TASK INSTRUCTIONS:
Print the material below exactly as it stands, please, from its first line to the line holding "y_minor = [round(i", with no pictures.
════════════════
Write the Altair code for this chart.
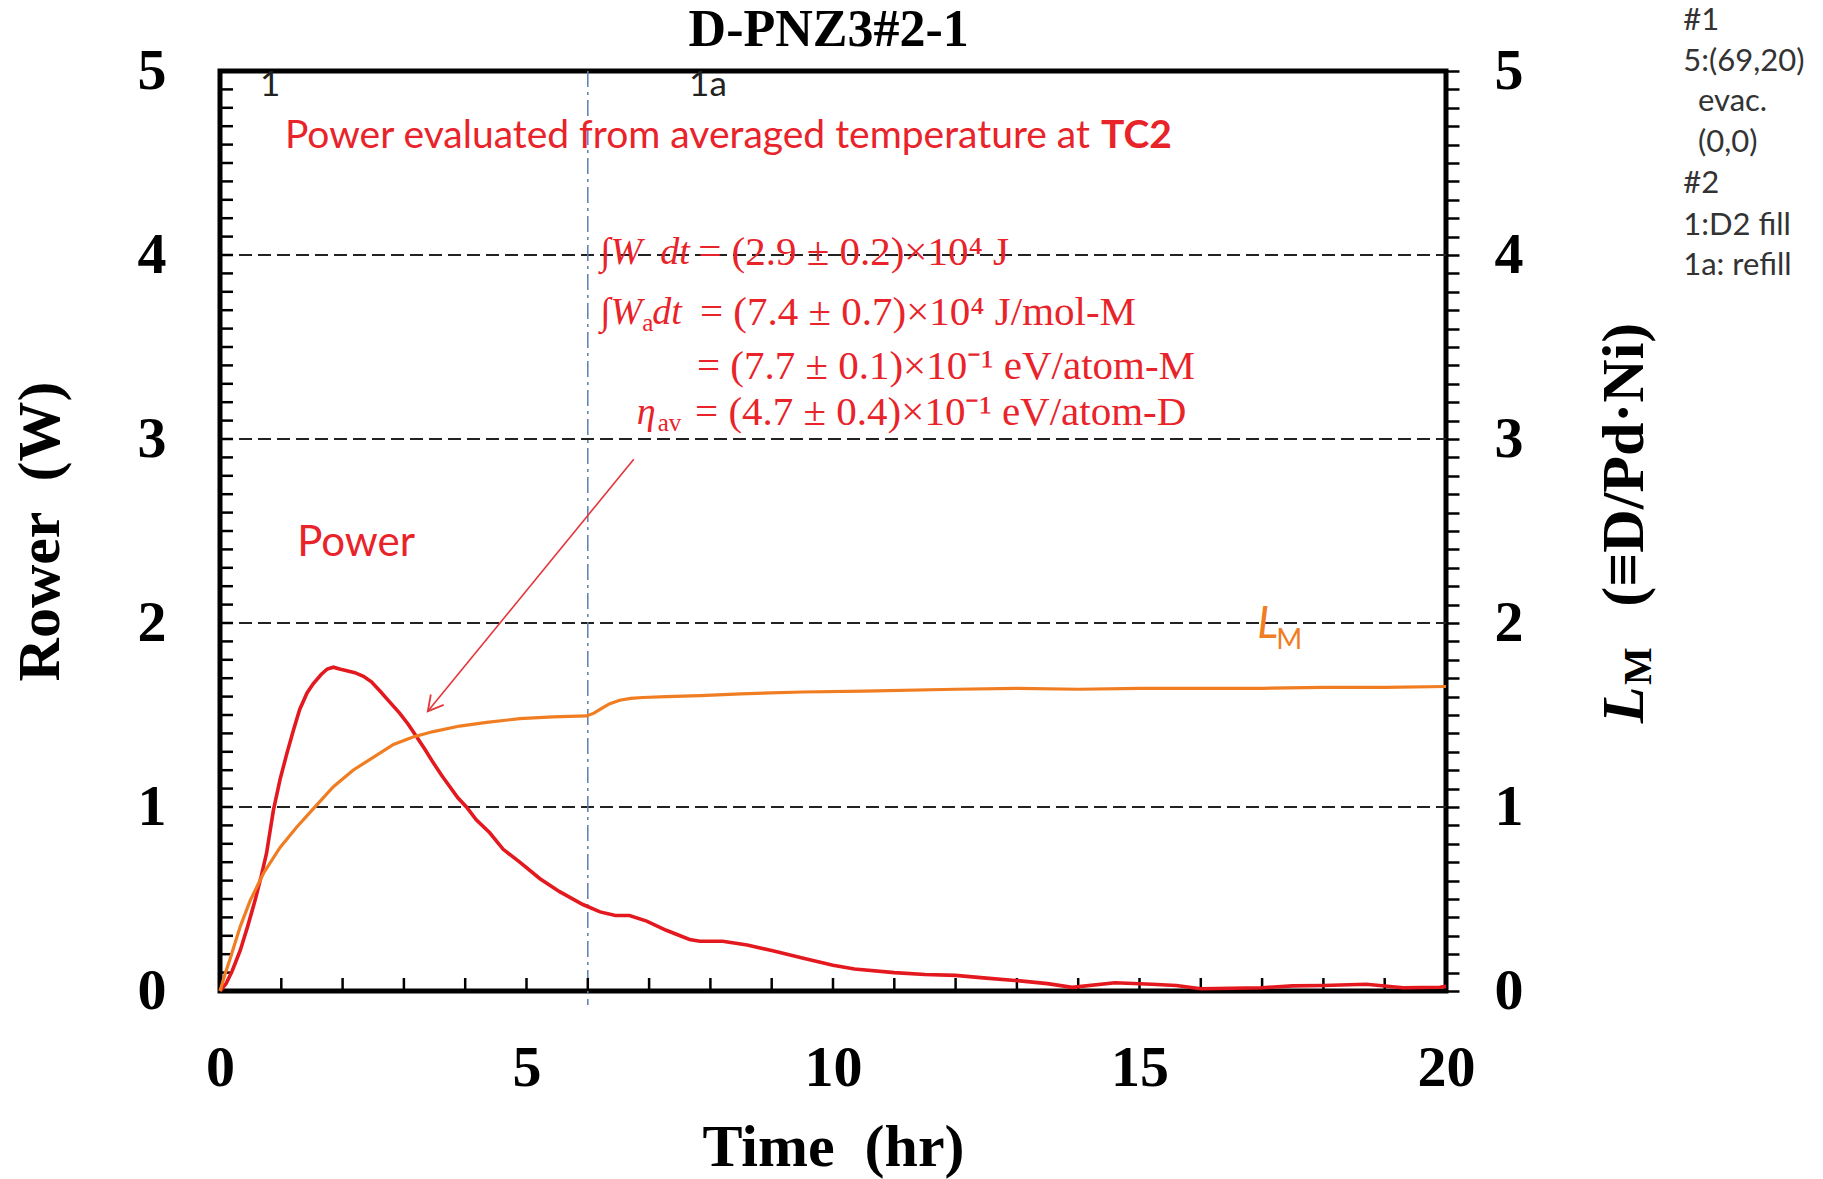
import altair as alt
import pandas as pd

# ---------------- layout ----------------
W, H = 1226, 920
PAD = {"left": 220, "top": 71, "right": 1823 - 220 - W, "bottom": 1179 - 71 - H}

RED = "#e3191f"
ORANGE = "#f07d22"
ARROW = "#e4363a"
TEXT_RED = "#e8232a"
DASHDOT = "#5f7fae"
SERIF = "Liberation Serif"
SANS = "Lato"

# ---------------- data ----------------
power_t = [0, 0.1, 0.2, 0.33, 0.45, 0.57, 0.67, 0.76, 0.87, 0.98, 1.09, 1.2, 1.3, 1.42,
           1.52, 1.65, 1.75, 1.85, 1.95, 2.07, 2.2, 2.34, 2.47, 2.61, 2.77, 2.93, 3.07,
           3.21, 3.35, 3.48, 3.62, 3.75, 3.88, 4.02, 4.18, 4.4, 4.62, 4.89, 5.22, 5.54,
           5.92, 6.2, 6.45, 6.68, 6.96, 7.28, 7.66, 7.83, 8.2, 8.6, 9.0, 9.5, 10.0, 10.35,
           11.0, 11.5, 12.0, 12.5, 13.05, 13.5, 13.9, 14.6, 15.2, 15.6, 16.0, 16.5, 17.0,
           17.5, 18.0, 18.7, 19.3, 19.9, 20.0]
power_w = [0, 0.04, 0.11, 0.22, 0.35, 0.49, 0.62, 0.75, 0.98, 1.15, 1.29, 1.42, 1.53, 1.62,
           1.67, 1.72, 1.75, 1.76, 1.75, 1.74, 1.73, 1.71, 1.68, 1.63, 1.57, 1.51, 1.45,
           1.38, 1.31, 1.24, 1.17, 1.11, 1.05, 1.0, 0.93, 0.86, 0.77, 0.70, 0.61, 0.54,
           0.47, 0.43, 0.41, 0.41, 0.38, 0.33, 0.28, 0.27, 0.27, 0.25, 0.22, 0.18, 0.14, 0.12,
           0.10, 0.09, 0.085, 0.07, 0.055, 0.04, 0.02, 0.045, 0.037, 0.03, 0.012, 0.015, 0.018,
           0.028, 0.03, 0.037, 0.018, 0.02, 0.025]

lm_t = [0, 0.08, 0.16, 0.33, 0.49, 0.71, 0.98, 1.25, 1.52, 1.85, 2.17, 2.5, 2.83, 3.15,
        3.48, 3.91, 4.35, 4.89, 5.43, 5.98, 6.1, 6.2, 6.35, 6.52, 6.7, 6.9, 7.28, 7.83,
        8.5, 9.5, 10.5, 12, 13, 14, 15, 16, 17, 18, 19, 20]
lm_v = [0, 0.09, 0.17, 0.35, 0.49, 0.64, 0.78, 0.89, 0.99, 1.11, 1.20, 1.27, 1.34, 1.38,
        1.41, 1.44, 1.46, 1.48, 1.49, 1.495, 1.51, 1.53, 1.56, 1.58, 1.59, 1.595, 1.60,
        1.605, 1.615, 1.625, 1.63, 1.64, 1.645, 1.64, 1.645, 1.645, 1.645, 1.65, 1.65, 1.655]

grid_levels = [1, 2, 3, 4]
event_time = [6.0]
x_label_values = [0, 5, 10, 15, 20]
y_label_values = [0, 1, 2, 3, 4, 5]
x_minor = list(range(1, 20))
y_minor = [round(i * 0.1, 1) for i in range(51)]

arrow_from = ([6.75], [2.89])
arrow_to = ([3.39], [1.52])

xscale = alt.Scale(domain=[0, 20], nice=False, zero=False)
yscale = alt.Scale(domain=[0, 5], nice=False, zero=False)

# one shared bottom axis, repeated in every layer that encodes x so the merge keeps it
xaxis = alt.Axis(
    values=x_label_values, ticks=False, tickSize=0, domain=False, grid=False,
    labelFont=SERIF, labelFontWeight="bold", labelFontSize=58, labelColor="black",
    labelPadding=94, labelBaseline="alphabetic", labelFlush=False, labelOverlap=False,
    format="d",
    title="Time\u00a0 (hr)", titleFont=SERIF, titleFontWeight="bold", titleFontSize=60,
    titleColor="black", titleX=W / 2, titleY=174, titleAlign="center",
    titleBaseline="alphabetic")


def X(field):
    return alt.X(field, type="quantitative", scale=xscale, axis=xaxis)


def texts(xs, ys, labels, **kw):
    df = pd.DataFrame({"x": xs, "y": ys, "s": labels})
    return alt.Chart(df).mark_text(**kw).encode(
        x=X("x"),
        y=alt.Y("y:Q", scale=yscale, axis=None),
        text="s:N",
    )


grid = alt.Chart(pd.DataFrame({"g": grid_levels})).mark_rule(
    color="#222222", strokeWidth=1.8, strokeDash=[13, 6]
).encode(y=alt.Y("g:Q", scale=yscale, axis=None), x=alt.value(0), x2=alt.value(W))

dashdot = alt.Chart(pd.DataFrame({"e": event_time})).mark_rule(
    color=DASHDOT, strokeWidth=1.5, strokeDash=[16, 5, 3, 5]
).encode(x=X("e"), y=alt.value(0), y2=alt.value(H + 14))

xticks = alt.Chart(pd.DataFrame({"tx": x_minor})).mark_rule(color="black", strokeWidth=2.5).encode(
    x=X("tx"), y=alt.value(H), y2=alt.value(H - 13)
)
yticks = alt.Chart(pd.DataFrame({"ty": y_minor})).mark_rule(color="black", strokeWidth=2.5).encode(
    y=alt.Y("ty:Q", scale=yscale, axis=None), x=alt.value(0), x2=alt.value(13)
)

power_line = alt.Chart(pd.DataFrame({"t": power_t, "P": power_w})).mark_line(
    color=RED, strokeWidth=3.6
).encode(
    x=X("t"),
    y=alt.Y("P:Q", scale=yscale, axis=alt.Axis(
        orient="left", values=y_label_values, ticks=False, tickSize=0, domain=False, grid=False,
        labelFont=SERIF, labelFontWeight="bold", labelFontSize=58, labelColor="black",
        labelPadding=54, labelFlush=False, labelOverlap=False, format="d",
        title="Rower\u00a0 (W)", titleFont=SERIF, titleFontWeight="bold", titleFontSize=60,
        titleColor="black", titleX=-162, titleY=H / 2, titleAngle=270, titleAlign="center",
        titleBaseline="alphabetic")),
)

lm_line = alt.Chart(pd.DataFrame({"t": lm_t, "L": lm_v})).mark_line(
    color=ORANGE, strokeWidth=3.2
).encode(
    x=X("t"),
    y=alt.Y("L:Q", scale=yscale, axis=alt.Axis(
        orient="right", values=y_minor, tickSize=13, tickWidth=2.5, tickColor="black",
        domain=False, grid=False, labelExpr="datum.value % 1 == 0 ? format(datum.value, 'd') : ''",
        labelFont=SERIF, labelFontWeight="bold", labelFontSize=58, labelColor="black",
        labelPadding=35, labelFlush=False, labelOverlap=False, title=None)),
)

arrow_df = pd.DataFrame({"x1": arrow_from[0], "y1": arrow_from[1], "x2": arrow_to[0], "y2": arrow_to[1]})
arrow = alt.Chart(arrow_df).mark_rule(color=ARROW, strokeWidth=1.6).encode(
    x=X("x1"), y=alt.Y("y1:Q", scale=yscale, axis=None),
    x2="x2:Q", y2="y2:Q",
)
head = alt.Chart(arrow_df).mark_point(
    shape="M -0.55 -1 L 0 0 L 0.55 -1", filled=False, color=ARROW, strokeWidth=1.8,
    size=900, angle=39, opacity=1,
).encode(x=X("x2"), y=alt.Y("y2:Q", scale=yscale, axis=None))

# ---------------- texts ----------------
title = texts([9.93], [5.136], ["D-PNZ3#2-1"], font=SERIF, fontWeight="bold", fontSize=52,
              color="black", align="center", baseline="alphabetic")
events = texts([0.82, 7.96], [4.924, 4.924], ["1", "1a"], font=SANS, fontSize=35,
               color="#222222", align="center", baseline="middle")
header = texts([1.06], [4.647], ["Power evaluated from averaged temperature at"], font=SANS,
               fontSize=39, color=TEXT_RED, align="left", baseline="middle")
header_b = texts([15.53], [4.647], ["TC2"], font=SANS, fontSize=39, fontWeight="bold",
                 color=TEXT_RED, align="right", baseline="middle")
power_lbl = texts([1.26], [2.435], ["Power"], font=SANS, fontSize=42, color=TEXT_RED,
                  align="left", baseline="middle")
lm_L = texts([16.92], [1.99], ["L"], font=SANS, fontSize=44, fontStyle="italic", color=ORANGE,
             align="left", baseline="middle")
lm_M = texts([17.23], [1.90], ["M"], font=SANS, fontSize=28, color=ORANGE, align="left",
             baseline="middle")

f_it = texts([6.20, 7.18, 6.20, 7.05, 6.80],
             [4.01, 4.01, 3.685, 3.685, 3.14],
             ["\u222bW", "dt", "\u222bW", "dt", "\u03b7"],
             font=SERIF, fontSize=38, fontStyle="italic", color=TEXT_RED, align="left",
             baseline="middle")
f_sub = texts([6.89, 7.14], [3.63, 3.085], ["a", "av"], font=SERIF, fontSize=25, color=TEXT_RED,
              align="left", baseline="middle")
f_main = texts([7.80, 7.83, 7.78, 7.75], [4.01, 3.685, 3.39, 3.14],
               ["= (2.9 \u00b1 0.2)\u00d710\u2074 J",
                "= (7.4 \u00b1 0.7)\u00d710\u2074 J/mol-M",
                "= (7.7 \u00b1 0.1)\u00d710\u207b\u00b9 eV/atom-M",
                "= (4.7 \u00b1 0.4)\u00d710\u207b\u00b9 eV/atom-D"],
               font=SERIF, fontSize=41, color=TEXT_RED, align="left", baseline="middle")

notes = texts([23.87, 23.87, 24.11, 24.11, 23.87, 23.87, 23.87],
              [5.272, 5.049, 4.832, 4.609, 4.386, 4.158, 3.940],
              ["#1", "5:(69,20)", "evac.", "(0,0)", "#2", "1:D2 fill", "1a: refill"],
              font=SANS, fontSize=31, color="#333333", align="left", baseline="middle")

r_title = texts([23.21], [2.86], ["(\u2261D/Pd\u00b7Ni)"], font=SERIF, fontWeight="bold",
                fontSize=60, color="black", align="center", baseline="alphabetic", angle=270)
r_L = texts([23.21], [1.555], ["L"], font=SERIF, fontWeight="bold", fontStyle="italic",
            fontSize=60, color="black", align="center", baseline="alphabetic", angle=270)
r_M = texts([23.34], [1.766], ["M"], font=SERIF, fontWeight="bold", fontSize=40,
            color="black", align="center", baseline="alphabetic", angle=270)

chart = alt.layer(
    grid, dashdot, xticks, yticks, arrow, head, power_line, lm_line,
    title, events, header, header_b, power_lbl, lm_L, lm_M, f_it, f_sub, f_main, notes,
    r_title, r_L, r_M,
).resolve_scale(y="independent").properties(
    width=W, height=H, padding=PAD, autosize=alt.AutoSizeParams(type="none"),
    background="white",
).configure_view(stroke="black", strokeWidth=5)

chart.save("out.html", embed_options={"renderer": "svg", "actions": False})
════════════════
WRITTEN RESPONSE:
Write the Altair code for this chart.
import altair as alt
import pandas as pd

# ---------------- layout ----------------
W, H = 1226, 920
PAD = {"left": 220, "top": 71, "right": 1823 - 220 - W, "bottom": 1179 - 71 - H}

RED = "#e3191f"
ORANGE = "#f07d22"
ARROW = "#e4363a"
TEXT_RED = "#e8232a"
DASHDOT = "#5f7fae"
SERIF = "Liberation Serif"
SANS = "Lato"

# ---------------- data ----------------
power_t = [0, 0.1, 0.2, 0.33, 0.45, 0.57, 0.67, 0.76, 0.87, 0.98, 1.09, 1.2, 1.3, 1.42,
           1.52, 1.65, 1.75, 1.85, 1.95, 2.07, 2.2, 2.34, 2.47, 2.61, 2.77, 2.93, 3.07,
           3.21, 3.35, 3.48, 3.62, 3.75, 3.88, 4.02, 4.18, 4.4, 4.62, 4.89, 5.22, 5.54,
           5.92, 6.2, 6.45, 6.68, 6.96, 7.28, 7.66, 7.83, 8.2, 8.6, 9.0, 9.5, 10.0, 10.35,
           11.0, 11.5, 12.0, 12.5, 13.05, 13.5, 13.9, 14.6, 15.2, 15.6, 16.0, 16.5, 17.0,
           17.5, 18.0, 18.7, 19.3, 19.9, 20.0]
power_w = [0, 0.04, 0.11, 0.22, 0.35, 0.49, 0.62, 0.75, 0.98, 1.15, 1.29, 1.42, 1.53, 1.62,
           1.67, 1.72, 1.75, 1.76, 1.75, 1.74, 1.73, 1.71, 1.68, 1.63, 1.57, 1.51, 1.45,
           1.38, 1.31, 1.24, 1.17, 1.11, 1.05, 1.0, 0.93, 0.86, 0.77, 0.70, 0.61, 0.54,
           0.47, 0.43, 0.41, 0.41, 0.38, 0.33, 0.28, 0.27, 0.27, 0.25, 0.22, 0.18, 0.14, 0.12,
           0.10, 0.09, 0.085, 0.07, 0.055, 0.04, 0.02, 0.045, 0.037, 0.03, 0.012, 0.015, 0.018,
           0.028, 0.03, 0.037, 0.018, 0.02, 0.025]

lm_t = [0, 0.08, 0.16, 0.33, 0.49, 0.71, 0.98, 1.25, 1.52, 1.85, 2.17, 2.5, 2.83, 3.15,
        3.48, 3.91, 4.35, 4.89, 5.43, 5.98, 6.1, 6.2, 6.35, 6.52, 6.7, 6.9, 7.28, 7.83,
        8.5, 9.5, 10.5, 12, 13, 14, 15, 16, 17, 18, 19, 20]
lm_v = [0, 0.09, 0.17, 0.35, 0.49, 0.64, 0.78, 0.89, 0.99, 1.11, 1.20, 1.27, 1.34, 1.38,
        1.41, 1.44, 1.46, 1.48, 1.49, 1.495, 1.51, 1.53, 1.56, 1.58, 1.59, 1.595, 1.60,
        1.605, 1.615, 1.625, 1.63, 1.64, 1.645, 1.64, 1.645, 1.645, 1.645, 1.65, 1.65, 1.655]

grid_levels = [1, 2, 3, 4]
event_time = [6.0]
x_label_values = [0, 5, 10, 15, 20]
y_label_values = [0, 1, 2, 3, 4, 5]
x_minor = list(range(1, 20))
y_minor = [round(i * 0.1, 1) for i in range(51)]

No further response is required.